Kasus ini sebenarnya sepenuhnya memang patut menjadi tanggung jawab institusi penyelenggara Pemilu dan Dukcapil semata.
Meski begitu, telunjuk kita perlu ditujukan terhadap Partai Politik pengusung karena Riwu mencalonkan diri sebagai bupati diusung oleh Partai Demokrat, Partai Gerindra, dan PDI Perjuangan.
Proses ini menunjukkan bukan hanya proses pendataan diri Riwu yang bermasalah, tetapi juga menunjukkan bahwa Partai-partai di Indonesia makin pragmatis. Mengajukan calon hanya asumsi keterpilihan semata. Lalu, punya dana besar sehingga pendataan diri yang sungguh-sungguh tidak lagi dipermasalahkan.
KEGAGALAN PENGKADERAN
Realitas seperti itu, jelas menunjukkan kegagalan partai politik dalam melakukan proses pengkaderan, yang sudah lama terjadi dengan adanya 'kader-kader karbitan mendadak berideologi'.
Jika pengkaderan saja tak becus, bagaimana berbicara preferensi kebijakan, apakah benar-benar akan berorientasi kepentingan rakyat. Jangan-jangan tidak ada pembicaraan kebijakan yang diharapkan dari proses kandidasi seorang calon.

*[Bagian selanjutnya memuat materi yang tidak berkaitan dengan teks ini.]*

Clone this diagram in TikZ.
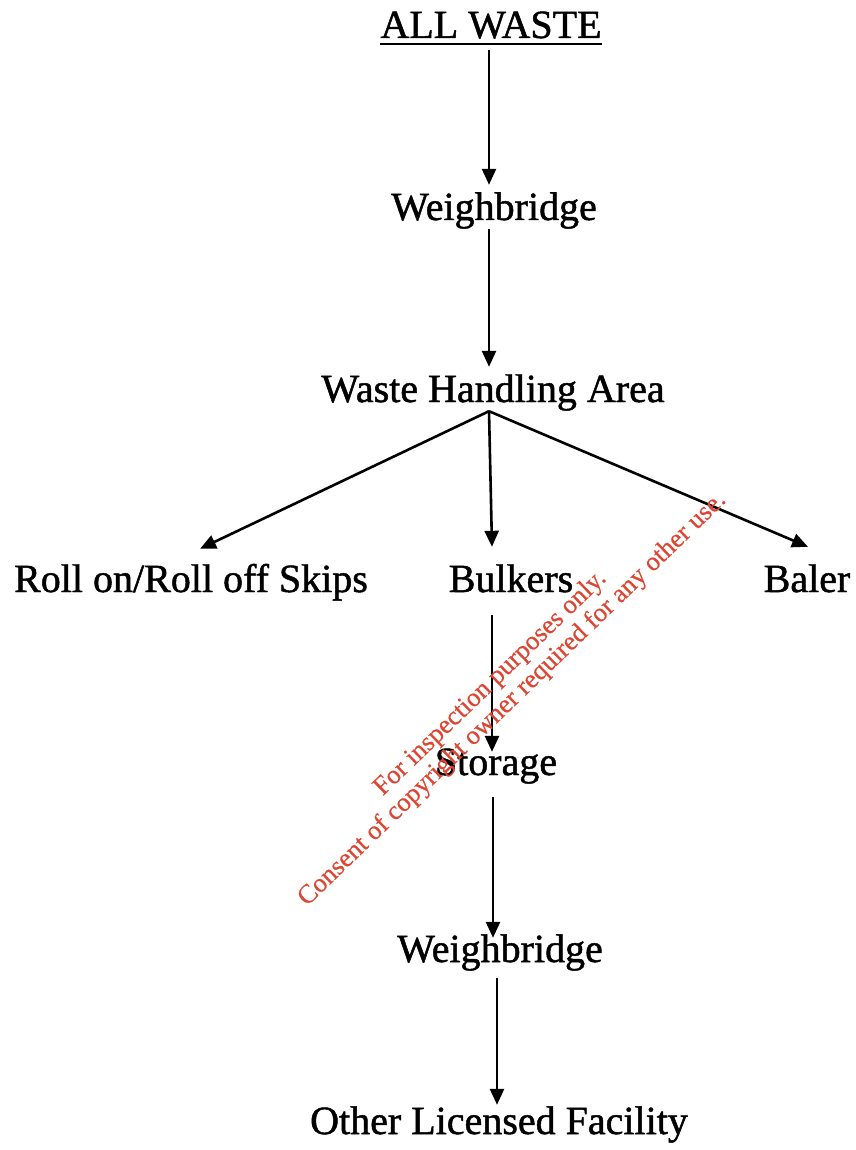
\documentclass[tikz,border=0pt]{standalone}
\usepackage{fontspec}
\setmainfont{Liberation Serif}
\newfontfamily\scanfont[FakeBold=1.2]{Liberation Serif}
\newfontfamily\wmfont[FakeBold=0.4]{Liberation Serif}
\usetikzlibrary{arrows.meta}
\definecolor{wmred}{RGB}{220,70,50}
\begin{document}
\begin{tikzpicture}[x=1pt,y=-1pt,
  lbl/.style={anchor=base,inner sep=0pt,text height=28pt,text depth=9pt,font=\scanfont\fontsize{40}{48}\selectfont},
  arr/.style={line width=2.6pt,-{Triangle[length=16pt,width=14pt]}},
  wm/.style={anchor=base,inner sep=0pt,rotate=44,text=wmred,font=\wmfont\fontsize{26.5}{32}\selectfont}]
\useasboundingbox (0,0) rectangle (855,1150);
\node[lbl] (aw) at (491,38) {ALL WASTE};
\draw[line width=2.2pt] ([yshift=-6pt]aw.base west) -- ([yshift=-6pt]aw.base east);
\node[lbl] (wb1) at (494,220) {Weighbridge};
\node[lbl] (wha) at (493,402) {Waste Handling Area};
\node[lbl] (roll) at (191,592) {Roll on/Roll off Skips};
\node[lbl] (bulk) at (511,592) {Bulkers};
\node[lbl] (baler) at (807,592) {Baler};
\node[lbl] (stor) at (496,775) {Storage};
\node[lbl] (wb2) at (500,962) {Weighbridge};
\node[lbl] (other) at (499,1134) {Other Licensed Facility};
% arrows
\draw[arr,shorten <=3pt,shorten >=7pt] ([xshift=-2pt]aw.south) -- ([xshift=-2pt]aw.south |- wb1.north);
\draw[arr,shorten >=7pt] ([xshift=-5pt]wb1.south) -- ([xshift=-5pt]wb1.south |- wha.north);
\coordinate (split) at ([xshift=-4pt]wha.south);
\draw[arr] (split) -- ([xshift=9pt,yshift=15pt]roll.north);
\draw[arr] (split) -- ([xshift=-19pt,yshift=17pt]bulk.north);
\draw[arr] (split) -- ([xshift=1pt,yshift=17pt]baler.north);
\draw[arr,shorten <=14pt,shorten >=-5pt] ([xshift=-19pt]bulk.south) -- ([xshift=-19pt]bulk.south |- stor.north);
\draw[arr,shorten <=13pt,shorten >=-4pt] ([xshift=-3pt]stor.south) -- ([xshift=-3pt]stor.south |- wb2.north);
\draw[arr,shorten <=7pt,shorten >=1pt] ([xshift=-3pt]wb2.south) -- ([xshift=-3pt]wb2.south |- other.north);
% watermark
\node[wm] (wm1) at (495,688) {For inspection purposes only.};
\node[wm] (wm2) at (517,704) {Consent of copyright owner required for any other use.};
\end{tikzpicture}
\end{document}
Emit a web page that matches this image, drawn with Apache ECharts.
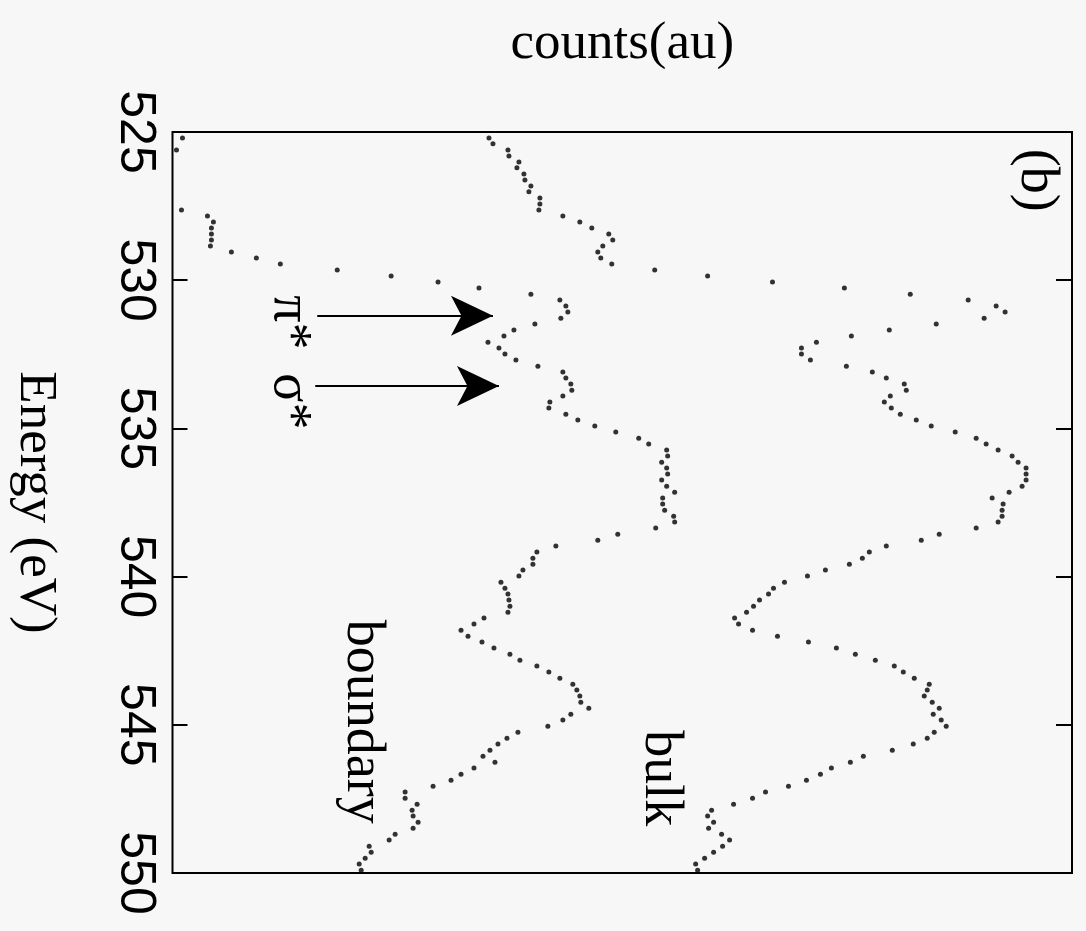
<!DOCTYPE html>
<html>
<head>
<meta charset="utf-8">
<script src="https://cdn.jsdelivr.net/npm/echarts@6/dist/echarts.min.js"></script>
<style>
  html, body { margin: 0; padding: 0; background: #f7f7f7; }
  #chart { width: 1086px; height: 931px; }
</style>
</head>
<body>
<div id="chart"></div>
<script>
const energy = [
  525.20,525.40,525.61,525.81,526.01,526.21,526.42,526.62,526.82,527.02,
  527.23,527.43,527.63,527.83,528.04,528.24,528.44,528.64,528.85,529.05,
  529.25,529.45,529.66,529.86,530.06,530.26,530.47,530.67,530.87,531.07,
  531.28,531.48,531.68,531.88,532.09,532.29,532.49,532.69,532.90,533.10,
  533.30,533.50,533.71,533.91,534.11,534.31,534.52,534.72,534.92,535.12,
  535.33,535.53,535.73,535.93,536.14,536.34,536.54,536.74,536.95,537.15,
  537.35,537.55,537.76,537.96,538.16,538.36,538.57,538.77,538.97,539.17,
  539.38,539.58,539.78,539.98,540.19,540.39,540.59,540.79,541.00,541.20,
  541.40,541.60,541.81,542.01,542.21,542.41,542.62,542.82,543.02,543.22,
  543.43,543.63,543.83,544.03,544.24,544.44,544.64,544.84,545.05,545.25,
  545.45,545.65,545.86,546.06,546.26,546.46,546.67,546.87,547.07,547.27,
  547.48,547.68,547.88,548.08,548.29,548.49,548.69,548.89,549.10,549.30,
  549.50,549.70,549.91
];

// counts (au) of the bulk spectrum
const bulk = [
  317,321,336,337,347,345,352,353,359,357,
  368,368,367,391,408,420,437,441,431,426,
  429,440,483,536,601,673,739,797,825,834,
  813,765,718,680,645,630,630,639,675,701,
  715,733,735,719,713,720,729,745,760,784,
  805,815,827,841,847,855,855,855,851,838,
  821,832,831,831,827,805,768,750,715,698,
  691,678,654,636,613,602,597,588,582,575,
  563,567,581,606,637,665,684,704,723,732,
  743,758,756,753,761,768,762,770,775,763,
  756,742,721,692,679,660,649,635,617,594,
  581,562,540,536,542,537,550,558,551,542,
  533,524,526
];

// counts (au) of the boundary spectrum (null = below the plotted range)
const boundary = [
  10,null,4,null,null,null,null,null,null,null,
  null,null,9,35,41,39,39,39,38,59,
  84,108,165,219,266,307,359,388,394,396,
  389,363,342,332,316,327,333,344,366,391,
  394,399,400,391,378,377,394,406,423,444,
  467,477,495,496,490,495,496,490,495,503,
  491,491,493,502,503,484,446,426,384,365,
  361,361,351,347,329,333,336,337,338,336,
  312,302,289,296,310,322,338,348,365,377,
  388,401,405,408,409,417,399,391,376,346,
  335,326,318,311,323,302,289,279,261,233,
  233,245,240,241,246,241,223,217,197,199,
  193,187,189
];

const energyTicks = [525, 530, 535, 540, 545, 550];
const countsRange = [0, 901];

// Arrow annotations: [label, arrow energy, counts start, counts end, label energy]
const arrows = [
  ['π*', 531.2, 145, 321, 531.42],
  ['σ*', 533.57, 143, 327, 534.09]
];

// Text annotations: [text, counts, energy]
const notes = [
  ['(b)', 865, 526.63],
  ['bulk', 488, 546.8],
  ['boundary', 190, 544.9]
];

const chart = echarts.init(document.getElementById('chart'), null, { renderer: 'canvas' });

function pairs(vals) {
  const out = [];
  for (let i = 0; i < energy.length; i++) {
    if (vals[i] !== null && vals[i] !== undefined) out.push([vals[i], energy[i]]);
  }
  return out;
}

const serif = '"Liberation Serif", "Times New Roman", serif';
const sans = '"Liberation Sans", Arial, sans-serif';
const ink = '#000';

const option = {
  backgroundColor: '#f7f7f7',
  animation: false,
  grid: {
    left: 172, right: 14, top: 132, bottom: 58,
    show: true, borderColor: ink, borderWidth: 2, backgroundColor: 'transparent'
  },
  xAxis: {
    type: 'value', position: 'top',
    min: countsRange[0], max: countsRange[1],
    axisLine: { show: false }, axisTick: { show: false },
    axisLabel: { show: false }, splitLine: { show: false },
    name: 'counts(au)', nameLocation: 'middle', nameGap: 88,
    nameTextStyle: { fontFamily: serif, fontSize: 53, color: ink, align: 'center', verticalAlign: 'middle' }
  },
  yAxis: [{
    type: 'value', inverse: true, position: 'left',
    min: 525, max: 550, interval: 5,
    axisLine: { show: false },
    axisTick: { show: true, inside: true, length: 15, lineStyle: { color: ink, width: 2 } },
    axisLabel: {
      rotate: -90, margin: 38, fontFamily: sans, fontSize: 50, color: ink,
      align: 'center', verticalAlign: 'middle',
      formatter: v => (energyTicks.indexOf(v) >= 0 ? String(v) : '')
    },
    splitLine: { show: false },
    name: 'Energy (eV)', nameLocation: 'middle', nameGap: 138, nameRotate: -90,
    nameTextStyle: { fontFamily: serif, fontSize: 53, color: ink, align: 'center', verticalAlign: 'middle' }
  }, {
    type: 'value', inverse: true, position: 'right',
    min: 525, max: 550, interval: 5,
    axisLine: { show: false },
    axisTick: { show: true, inside: true, length: 16, lineStyle: { color: ink, width: 2 } },
    axisLabel: { show: false }, splitLine: { show: false }
  }],
  series: [{
    name: 'bulk', type: 'scatter', yAxisIndex: 0,
    data: pairs(bulk), symbol: 'circle', symbolSize: 5,
    itemStyle: { color: ink }
  }, {
    name: 'boundary', type: 'scatter', yAxisIndex: 0,
    data: pairs(boundary), symbol: 'circle', symbolSize: 5,
    itemStyle: { color: ink },
    markLine: {
      silent: true, symbol: ['none', 'arrow'], symbolSize: [30, 42],
      lineStyle: { color: ink, width: 2, type: 'solid' },
      label: { show: false },
      data: arrows.map(a => [{ coord: [a[2], a[1]] }, { coord: [a[3], a[1]] }])
    }
  }]
};
chart.setOption(option);

// Rotated text annotations placed through the axes' own scales
function px(c, e) { return chart.convertToPixel({ xAxisIndex: 0, yAxisIndex: 0 }, [c, e]); }
const allNotes = notes.concat(arrows.map(a => [a[0], 117, a[4]]));

chart.setOption({
  graphic: allNotes.map(n => {
    const p = px(n[1], n[2]);
    return {
      type: 'text', x: p[0], y: p[1], rotation: -Math.PI / 2,
      style: { text: n[0], fontFamily: serif, fontSize: 54, fill: ink, align: 'center', verticalAlign: 'middle' }
    };
  })
});
</script>
</body>
</html>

Keterpilihan orang asing, tidak bisa hanya diselesaikan dengan memroses menjadikan ia kembali sebagai Warga Negara Indonesia (WNI) seperti Archanda Tahar.
Sebab, bisa saja terjadi lagi kasus serupa. Jika perlu ditelusuri sampai ke dalam pendanaan, seperti terkait dana asing yang dilarang diterima oleh partai politik.
Keterpilihan Riwu sebaiknya dibatalkan, jangan diproses layaknya Archanda Tahar, untuk menunjukkan Indonesia berkedaulatan. Dengan pembatalan itu, suara rakyat bukan diabaikan, tetapi kita melindungi suara rakyat serta kedaulatan negara Indonesia.
Kita juga harus menolak mentah - mentah bahwa Indonesia memang membutuhkan orang Asing dalam memerintah negara ini.
Bagaimana kalau orang-orang ISIS, HTI atau dari kelompok lain sejenis yang terlanjur ikut terproses dan memenangkan pencalonannya pula.
Patut menjadi perhatian adalah pelibatan secara dini adalah Kemenlu, Badan Intelijen Negara (BIN), Ditjen Imigrasi Kemenkumham, dan Polri. Tapi, bukan untuk mempersulit atau memperpanjang birokrasi.
Ini tak sekadar soal-soal Pemilu atau Pilkada. Ini sudah menyangkut kedaulatan Negara, Bung!